Donald Soper
Donald Soper, the son of a marine claims adjuster and a schoolmistress, was born in Streatham on 31st January, 1903. His father, a devout Methodist, was a Liberal and an active member of the Temperance Society. Donald's mother also held radical political ideas and was a supporter of the Women's Social & Political Union. Donald was brought up in a home that strongly disapproved of alcohol, gambling and blood sports and he was to share these views all his life.
Educated at Haberdashers' Aske's School, Soper was a talented sportsman and was captain of the football, cricket and boxing teams. He was an exceptionally good fast-bowler but his desire to become a professional cricketer came to an end when during a school match one of his deliveries hit the batsman above the heart and killed him.
Soper studied history at Catherine's College, Cambridge, and took his doctorate at the London School of Economics. After a period as a Methodist preacher in Derby, Soper became a probationer minister in the South London Mission. As the congregation was small, he began preaching in the open air. In 1926 he started regular soap-box sessions on Sunday at Hyde Park Corner and at Tower Hill on a Wednesday. Soper drew large crowds and soon became one of the best-known churchmen in Britain.
The poverty that Soper witnessed in Derby and London converted him to socialism. He joined the Labour Party and the expression of his political beliefs became an important aspect of his preaching. Soper, a fine orator, practised what he called the "fellowship of controversy" and fiercely attacked capitalism and the arms trade. Other issues that concerned Donald Soper included blood sports, child labour and inadequate state help for the poor. Soper was fond of quoting G. K. Chesterton's words in his speeches: "Christianity has not been tried and found wanting: its been thought too hard and never tried."

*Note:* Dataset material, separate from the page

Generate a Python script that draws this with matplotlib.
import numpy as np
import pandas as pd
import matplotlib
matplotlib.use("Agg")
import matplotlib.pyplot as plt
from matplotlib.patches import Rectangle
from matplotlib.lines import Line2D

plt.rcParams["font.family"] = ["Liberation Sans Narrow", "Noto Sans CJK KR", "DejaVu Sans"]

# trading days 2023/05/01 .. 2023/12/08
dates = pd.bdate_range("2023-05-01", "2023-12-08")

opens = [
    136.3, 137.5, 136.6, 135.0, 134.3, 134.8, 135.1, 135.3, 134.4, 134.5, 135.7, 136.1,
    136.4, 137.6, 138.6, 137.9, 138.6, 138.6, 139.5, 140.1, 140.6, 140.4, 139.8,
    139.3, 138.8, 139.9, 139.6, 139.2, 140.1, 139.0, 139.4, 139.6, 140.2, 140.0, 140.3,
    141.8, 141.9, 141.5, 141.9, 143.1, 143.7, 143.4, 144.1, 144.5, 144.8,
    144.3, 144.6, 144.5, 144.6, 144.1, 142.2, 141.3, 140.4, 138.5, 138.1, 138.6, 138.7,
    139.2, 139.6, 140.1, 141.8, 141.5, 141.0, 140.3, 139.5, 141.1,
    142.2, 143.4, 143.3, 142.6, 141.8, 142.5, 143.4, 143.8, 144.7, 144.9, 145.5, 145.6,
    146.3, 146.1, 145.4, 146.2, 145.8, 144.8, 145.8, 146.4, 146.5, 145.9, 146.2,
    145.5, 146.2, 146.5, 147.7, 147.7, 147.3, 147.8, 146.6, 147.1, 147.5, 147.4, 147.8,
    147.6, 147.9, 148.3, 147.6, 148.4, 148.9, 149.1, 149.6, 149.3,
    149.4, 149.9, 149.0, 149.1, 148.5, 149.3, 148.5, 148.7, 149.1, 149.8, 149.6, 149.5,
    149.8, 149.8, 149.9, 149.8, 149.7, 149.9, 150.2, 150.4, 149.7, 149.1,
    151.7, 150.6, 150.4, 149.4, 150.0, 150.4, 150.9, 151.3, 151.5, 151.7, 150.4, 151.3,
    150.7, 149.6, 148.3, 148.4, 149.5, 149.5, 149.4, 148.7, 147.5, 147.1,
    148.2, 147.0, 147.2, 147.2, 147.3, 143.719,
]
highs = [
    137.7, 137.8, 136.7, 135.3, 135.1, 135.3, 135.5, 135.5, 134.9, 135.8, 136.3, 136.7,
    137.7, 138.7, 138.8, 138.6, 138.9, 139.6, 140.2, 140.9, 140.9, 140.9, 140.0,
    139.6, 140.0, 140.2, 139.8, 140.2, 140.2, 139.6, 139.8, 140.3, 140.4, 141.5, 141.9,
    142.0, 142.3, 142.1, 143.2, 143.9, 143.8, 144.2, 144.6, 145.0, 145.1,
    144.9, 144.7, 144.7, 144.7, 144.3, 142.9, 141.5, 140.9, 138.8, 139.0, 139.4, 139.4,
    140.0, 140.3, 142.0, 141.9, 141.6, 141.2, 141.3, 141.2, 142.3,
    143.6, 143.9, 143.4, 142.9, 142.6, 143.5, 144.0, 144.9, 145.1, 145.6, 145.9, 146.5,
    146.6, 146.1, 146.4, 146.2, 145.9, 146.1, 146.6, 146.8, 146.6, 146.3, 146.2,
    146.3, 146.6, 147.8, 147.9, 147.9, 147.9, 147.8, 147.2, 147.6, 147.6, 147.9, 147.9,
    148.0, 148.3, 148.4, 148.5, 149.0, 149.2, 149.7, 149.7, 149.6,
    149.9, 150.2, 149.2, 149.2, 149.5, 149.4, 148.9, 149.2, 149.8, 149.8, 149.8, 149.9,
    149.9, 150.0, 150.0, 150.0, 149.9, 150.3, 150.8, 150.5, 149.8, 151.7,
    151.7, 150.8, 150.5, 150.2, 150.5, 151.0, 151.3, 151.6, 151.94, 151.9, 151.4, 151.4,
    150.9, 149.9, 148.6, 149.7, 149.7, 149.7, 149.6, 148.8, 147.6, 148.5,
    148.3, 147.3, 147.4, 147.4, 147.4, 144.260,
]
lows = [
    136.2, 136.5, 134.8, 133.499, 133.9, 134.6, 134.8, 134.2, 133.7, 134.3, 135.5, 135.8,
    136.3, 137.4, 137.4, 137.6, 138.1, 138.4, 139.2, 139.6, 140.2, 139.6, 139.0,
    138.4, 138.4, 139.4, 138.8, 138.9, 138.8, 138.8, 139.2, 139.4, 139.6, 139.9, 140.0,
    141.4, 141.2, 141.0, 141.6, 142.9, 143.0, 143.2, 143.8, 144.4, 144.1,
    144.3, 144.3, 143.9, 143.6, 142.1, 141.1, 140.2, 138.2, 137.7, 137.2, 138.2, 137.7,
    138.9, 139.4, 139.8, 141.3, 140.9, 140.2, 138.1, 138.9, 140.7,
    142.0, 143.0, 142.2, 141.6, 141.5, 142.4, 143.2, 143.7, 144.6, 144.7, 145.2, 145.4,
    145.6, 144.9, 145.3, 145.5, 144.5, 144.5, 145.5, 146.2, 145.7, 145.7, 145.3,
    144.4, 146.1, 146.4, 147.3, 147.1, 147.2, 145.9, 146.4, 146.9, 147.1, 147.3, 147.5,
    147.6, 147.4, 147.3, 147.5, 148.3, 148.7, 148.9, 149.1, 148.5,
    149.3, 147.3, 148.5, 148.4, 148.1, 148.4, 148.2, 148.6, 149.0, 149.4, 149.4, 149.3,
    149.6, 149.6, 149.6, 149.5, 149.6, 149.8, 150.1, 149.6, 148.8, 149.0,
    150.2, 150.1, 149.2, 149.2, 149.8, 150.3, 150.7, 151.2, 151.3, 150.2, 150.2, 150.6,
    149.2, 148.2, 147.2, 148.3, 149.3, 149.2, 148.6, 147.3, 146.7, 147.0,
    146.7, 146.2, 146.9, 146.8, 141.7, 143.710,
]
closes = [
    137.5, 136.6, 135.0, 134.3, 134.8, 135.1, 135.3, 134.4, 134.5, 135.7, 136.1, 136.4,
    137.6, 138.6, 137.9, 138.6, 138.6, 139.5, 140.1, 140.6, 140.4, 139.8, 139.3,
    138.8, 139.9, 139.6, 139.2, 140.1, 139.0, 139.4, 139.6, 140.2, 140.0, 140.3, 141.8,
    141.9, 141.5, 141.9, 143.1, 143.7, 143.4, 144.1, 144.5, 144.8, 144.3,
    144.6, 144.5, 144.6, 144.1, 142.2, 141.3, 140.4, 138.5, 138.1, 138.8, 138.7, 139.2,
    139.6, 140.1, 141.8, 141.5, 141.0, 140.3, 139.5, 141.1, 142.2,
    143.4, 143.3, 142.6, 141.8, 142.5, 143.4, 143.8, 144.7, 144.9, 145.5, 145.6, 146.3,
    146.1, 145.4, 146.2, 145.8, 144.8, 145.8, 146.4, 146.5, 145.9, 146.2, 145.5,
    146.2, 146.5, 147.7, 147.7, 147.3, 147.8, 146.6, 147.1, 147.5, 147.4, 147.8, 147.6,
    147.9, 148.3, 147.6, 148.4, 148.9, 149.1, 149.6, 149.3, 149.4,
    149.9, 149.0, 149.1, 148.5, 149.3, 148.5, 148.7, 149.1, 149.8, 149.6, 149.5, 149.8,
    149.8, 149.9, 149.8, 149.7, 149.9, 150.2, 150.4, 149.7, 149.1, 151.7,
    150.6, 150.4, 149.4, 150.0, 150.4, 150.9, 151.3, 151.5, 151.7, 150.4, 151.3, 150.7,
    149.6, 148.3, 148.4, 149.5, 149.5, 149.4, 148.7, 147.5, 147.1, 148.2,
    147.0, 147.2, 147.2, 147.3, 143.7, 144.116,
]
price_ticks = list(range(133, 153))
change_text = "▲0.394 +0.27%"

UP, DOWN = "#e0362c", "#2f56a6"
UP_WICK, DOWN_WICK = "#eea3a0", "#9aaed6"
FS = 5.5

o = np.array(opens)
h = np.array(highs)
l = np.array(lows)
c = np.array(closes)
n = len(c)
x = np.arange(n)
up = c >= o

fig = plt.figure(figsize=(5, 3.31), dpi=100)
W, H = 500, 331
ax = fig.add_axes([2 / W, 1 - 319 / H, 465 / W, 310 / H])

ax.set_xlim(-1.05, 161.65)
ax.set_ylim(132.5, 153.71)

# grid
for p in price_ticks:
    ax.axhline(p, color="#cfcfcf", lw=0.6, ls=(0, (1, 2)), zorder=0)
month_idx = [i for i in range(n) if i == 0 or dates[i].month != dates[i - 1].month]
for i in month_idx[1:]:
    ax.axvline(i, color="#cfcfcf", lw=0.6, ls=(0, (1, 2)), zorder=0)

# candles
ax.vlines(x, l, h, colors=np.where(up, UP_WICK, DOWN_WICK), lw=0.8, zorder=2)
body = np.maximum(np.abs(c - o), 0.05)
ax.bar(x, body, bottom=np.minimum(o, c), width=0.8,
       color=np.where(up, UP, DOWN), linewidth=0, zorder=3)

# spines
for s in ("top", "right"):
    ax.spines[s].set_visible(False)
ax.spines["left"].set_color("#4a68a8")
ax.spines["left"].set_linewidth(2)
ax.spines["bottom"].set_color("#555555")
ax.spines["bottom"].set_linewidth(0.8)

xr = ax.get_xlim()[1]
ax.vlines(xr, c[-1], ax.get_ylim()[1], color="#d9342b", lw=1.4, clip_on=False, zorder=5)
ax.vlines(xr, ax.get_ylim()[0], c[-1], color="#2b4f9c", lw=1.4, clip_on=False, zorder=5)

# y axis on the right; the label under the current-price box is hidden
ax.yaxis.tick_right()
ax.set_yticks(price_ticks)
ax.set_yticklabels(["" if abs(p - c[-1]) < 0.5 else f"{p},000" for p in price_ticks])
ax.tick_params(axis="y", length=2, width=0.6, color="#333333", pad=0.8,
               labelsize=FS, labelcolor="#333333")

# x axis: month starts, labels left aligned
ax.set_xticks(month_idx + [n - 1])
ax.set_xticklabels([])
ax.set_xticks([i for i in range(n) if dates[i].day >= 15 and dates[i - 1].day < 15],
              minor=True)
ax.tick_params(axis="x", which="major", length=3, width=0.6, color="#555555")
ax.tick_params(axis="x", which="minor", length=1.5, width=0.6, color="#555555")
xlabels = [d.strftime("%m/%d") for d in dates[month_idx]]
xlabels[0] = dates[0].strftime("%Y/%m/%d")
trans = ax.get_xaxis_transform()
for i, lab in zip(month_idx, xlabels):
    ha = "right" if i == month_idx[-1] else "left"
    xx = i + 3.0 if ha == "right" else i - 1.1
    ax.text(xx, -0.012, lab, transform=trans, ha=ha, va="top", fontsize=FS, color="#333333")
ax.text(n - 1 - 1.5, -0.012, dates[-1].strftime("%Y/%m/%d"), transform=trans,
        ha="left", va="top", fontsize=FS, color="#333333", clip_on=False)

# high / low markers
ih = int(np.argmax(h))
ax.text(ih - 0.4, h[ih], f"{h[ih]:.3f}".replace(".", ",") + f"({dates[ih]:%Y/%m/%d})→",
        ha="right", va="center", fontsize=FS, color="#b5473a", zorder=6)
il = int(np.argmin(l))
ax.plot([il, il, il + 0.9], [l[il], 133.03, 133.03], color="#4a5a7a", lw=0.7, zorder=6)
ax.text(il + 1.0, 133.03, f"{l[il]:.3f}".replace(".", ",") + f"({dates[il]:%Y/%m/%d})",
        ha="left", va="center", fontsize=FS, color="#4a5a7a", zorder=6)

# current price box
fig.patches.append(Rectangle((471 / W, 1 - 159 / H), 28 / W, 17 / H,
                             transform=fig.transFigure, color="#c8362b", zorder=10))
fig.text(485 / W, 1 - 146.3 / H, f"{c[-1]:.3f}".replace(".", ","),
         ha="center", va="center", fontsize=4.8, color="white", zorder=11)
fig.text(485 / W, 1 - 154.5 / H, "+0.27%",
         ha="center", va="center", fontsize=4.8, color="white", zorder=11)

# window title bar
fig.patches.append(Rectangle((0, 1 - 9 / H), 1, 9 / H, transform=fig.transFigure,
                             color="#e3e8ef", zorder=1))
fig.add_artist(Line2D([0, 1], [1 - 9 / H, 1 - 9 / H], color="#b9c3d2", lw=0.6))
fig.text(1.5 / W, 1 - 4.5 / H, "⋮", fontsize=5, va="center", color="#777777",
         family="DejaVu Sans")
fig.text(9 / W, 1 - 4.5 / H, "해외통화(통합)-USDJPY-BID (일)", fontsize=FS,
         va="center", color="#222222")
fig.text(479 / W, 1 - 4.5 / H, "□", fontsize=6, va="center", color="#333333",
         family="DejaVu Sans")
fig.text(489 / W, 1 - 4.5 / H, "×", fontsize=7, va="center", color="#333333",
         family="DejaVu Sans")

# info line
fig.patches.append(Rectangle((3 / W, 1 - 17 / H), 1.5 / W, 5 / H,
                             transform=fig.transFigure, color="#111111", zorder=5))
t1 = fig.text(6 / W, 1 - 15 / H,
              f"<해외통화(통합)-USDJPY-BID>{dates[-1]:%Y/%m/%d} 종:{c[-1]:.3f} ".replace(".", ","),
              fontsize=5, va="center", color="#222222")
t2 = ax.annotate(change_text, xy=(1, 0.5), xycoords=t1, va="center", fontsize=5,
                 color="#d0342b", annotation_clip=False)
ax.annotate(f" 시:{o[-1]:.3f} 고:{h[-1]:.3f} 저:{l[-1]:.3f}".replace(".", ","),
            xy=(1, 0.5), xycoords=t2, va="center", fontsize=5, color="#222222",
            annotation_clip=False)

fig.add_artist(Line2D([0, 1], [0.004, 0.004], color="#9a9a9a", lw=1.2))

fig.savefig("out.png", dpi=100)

In 1929 Soper moved to Islington and remained there until he became superintendent of the West London Mission at Kingway Hall. Appointed in 1936, for the next forty-two years he developed homes and hostels in London for the homeless, unmarried mothers and alcoholics. Until the early 1960s over 400 people would hear him preach on Sunday morning at Kingway Hall and attendance at evening meetings sometimes reached a 1,000.
Soper became a pacifist in his youth and in 1937 joined the Peace Pledge Union. Soper and fellow members such as Bertrand Russell, Vera Brittain, George Lansbury, Aldous Huxley and Siegfried Sassoon argued the case for pacifism right up to and during the Second World War. Soper was considered to be such a persuasive preacher that during the war he was banned from appearing on the BBC.
He remained active in politics throughout his life and for over twenty years wrote a regular column for the socialist weekly, Tribune. In the 1950s Soper became associated with Aneurin Bevan and the left-wing of the party, however, eventually he became seen as the chaplain of the whole movement. Soper was a member of the Labour group on the London County Council. However, he abolition of the council in 1963 brought his local government career to an end.
In 1965 Soper accepted a life peerage and although he was opposed to the existence of this undemocratic institution, he was willing to use it as a forum for expressing his religious and political views. Baron Soper, the first Methodist minister to become a member of the House of Lords, once remarked that the institution was "proof of the reality of life after death".
When Soper retired at 75 in 1978 it was decided to close the West London Mission at Kingway Hall. Soper remained an active preacher and in the 1980s Soper upset many Conservatives when he argued that Thatcherism was incompatible with Christianity. He also created controversy by criticizing the Royal Family for their involvement in horse racing.
Soper wrote many books on Christianity, social questions, pacifism and international issues. This included Christianity and its Critics (1937), All His Grace (1957) and Calling for Action (1984).
Although crippled by arthritis and confined to a wheelchair, Soper continued to preach at Hyde Park Corner until well into his nineties. Unfortunately, Soper spent his last few months under a Labour Government that appeared to reject everything that he had spent a life-time fighting for.
Donald Soper died on 22nd December 1998.